Mongolia has the potential to export 15 million tpa of coking coal in the near future but large-scale investment is needed to develop the country’s Tavan Tolgoi deposit and railway links. “The Tavan Tolgoi deposit is one of the world’s largest undeveloped coking coal deposit with an estimated reserve of 2.6 billion t” Lok explains.

The annual output, which could reach up to 50 million tpy, would mainly be targeted at the Chinese market as Tavan Tolgoi’s hard coking coal is in great demand in China. Lok points out that the deposit’s export potential will ultimately be determined by the rail links to China.

“According to a World Bank report, Tavan Tolgoi’s output would be sufficient to justify building a railway into China. The cheapest route to export coal would be via the Chinese port of Huanghua via Baotou for approximately US$ 56.5/t; while exporting via the Russian port of Vostochnoy would cost about US$ 125/t.

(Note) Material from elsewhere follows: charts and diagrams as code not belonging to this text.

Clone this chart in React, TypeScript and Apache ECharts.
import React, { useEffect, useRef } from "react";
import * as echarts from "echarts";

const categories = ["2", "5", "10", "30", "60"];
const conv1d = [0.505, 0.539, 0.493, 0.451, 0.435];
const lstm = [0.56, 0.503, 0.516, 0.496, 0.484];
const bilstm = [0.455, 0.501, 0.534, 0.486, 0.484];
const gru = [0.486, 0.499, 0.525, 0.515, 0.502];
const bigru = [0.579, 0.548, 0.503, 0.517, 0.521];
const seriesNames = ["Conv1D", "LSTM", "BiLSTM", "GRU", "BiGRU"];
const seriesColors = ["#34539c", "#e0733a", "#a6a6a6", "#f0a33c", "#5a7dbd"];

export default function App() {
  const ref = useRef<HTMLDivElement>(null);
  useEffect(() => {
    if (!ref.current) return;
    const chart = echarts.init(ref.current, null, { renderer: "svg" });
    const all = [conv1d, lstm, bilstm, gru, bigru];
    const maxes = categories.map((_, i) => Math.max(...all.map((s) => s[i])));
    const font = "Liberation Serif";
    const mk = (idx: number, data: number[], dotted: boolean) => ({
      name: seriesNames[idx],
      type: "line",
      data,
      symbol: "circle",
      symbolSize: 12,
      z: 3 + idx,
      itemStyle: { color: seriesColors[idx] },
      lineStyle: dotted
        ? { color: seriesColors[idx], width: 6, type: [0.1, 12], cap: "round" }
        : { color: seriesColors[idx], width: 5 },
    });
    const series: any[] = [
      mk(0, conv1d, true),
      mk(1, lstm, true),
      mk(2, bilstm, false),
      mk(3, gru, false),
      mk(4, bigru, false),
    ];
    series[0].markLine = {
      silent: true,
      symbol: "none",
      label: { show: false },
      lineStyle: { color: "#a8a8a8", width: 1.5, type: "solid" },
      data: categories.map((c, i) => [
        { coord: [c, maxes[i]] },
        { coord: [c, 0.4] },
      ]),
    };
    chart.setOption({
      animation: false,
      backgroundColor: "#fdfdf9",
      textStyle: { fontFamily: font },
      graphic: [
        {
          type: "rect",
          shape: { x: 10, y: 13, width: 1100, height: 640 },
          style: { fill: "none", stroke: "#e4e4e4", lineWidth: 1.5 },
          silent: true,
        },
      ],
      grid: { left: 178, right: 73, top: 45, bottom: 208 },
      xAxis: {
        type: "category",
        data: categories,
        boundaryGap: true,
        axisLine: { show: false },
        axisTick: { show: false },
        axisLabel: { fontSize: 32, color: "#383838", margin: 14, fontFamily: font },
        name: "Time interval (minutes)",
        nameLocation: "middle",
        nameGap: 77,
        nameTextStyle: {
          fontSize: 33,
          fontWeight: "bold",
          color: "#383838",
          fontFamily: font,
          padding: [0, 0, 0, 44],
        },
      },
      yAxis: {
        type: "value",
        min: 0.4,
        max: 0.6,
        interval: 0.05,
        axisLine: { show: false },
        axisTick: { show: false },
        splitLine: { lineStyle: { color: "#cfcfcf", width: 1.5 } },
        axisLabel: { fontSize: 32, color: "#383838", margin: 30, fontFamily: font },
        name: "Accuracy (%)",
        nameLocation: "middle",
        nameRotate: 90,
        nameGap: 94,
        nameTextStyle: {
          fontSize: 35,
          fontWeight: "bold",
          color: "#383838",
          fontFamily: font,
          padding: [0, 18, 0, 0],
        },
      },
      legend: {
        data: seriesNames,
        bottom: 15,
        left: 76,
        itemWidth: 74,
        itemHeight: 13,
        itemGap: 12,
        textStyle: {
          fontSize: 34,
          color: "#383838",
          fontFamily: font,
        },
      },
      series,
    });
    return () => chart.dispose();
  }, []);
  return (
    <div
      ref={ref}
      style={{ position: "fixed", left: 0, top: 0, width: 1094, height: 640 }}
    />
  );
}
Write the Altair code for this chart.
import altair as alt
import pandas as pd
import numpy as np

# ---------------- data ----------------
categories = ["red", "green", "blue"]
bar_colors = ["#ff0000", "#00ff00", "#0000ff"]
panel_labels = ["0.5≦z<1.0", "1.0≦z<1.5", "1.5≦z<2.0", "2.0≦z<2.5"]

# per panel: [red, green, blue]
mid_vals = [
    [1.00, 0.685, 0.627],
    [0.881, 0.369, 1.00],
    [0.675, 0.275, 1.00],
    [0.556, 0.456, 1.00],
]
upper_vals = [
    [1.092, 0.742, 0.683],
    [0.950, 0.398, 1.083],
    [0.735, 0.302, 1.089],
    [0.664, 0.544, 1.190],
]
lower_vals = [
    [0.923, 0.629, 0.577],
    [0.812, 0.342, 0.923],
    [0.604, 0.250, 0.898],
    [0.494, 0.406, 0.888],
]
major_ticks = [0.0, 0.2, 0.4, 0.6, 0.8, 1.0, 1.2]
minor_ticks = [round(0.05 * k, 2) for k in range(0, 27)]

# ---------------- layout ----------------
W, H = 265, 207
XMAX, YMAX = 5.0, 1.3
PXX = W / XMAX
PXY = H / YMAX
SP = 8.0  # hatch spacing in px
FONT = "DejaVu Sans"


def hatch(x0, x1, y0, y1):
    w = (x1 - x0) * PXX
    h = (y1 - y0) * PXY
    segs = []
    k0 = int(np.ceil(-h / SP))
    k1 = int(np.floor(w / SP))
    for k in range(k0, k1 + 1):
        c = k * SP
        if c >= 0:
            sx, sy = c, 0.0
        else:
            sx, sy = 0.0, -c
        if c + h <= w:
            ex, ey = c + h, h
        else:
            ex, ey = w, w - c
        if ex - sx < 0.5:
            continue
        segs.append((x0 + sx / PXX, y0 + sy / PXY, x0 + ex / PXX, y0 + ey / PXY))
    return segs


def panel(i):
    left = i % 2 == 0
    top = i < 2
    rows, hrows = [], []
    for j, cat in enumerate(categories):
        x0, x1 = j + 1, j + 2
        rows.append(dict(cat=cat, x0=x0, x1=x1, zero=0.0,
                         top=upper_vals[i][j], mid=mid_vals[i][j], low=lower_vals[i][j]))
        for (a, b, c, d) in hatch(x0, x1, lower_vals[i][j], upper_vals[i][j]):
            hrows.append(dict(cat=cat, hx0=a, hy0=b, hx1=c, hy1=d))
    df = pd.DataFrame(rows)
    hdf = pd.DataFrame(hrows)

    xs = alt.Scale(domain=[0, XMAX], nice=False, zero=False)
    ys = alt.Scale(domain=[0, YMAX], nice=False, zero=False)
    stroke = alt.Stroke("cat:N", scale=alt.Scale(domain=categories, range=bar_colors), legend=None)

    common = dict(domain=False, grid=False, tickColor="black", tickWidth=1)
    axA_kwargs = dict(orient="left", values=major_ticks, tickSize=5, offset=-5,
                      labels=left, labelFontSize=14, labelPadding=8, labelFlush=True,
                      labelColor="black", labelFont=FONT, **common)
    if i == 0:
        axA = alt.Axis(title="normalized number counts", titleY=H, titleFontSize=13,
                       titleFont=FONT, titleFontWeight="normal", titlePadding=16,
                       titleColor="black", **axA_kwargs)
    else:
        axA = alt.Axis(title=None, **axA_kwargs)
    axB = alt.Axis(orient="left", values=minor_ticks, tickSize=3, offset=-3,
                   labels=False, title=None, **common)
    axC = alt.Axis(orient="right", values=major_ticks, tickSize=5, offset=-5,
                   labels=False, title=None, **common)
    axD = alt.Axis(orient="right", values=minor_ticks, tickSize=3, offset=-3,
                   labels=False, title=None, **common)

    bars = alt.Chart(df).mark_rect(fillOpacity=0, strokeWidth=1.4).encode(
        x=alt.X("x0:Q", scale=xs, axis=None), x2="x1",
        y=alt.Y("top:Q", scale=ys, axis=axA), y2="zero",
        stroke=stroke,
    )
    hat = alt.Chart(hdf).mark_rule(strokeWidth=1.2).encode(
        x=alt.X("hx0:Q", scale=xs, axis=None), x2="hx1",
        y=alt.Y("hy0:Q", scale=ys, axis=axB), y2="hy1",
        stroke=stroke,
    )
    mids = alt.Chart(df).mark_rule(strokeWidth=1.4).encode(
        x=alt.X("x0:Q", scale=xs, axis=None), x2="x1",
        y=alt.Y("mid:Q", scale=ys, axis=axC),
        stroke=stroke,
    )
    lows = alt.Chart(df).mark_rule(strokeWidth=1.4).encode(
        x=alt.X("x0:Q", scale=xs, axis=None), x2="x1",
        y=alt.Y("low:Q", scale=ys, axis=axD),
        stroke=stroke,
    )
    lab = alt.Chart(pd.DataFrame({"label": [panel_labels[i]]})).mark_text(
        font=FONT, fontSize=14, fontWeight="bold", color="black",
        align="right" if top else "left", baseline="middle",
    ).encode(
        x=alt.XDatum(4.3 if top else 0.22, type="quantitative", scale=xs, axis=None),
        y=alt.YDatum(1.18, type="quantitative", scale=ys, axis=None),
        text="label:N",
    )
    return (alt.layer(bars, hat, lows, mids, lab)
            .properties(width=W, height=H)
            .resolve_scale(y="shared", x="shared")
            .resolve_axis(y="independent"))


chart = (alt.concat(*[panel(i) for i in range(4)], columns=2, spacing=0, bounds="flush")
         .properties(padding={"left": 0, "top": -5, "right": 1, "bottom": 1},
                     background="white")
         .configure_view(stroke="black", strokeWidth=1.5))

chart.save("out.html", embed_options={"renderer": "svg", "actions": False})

Regardless of the routing, exports from Tavan Tolgoi will displace some of the Australian exports to China,” explains Lok.

Looking at Russia, the country has the potential to export coking coal from its Elga basin, but investment is needed in port infrastructure. Based on annual expansion plans by various companies, the country’s Pechora, Kuzbass and South Yakutsk basins hold the potential of exporting 24 million tpy.

Looking ahead, long-term coking coal demand remains positive with premium coking coal prices still being the order of the day. There might, however, be some short term over or under supply conditions mainly as a result of interim global economic uncertainties. The fundamentals of global population growth driving consumption, the renewal of old infrastructure in developed countries and the establishment of new infrastructure in developing countries is still intact and will drive the long-term demand for crude steel.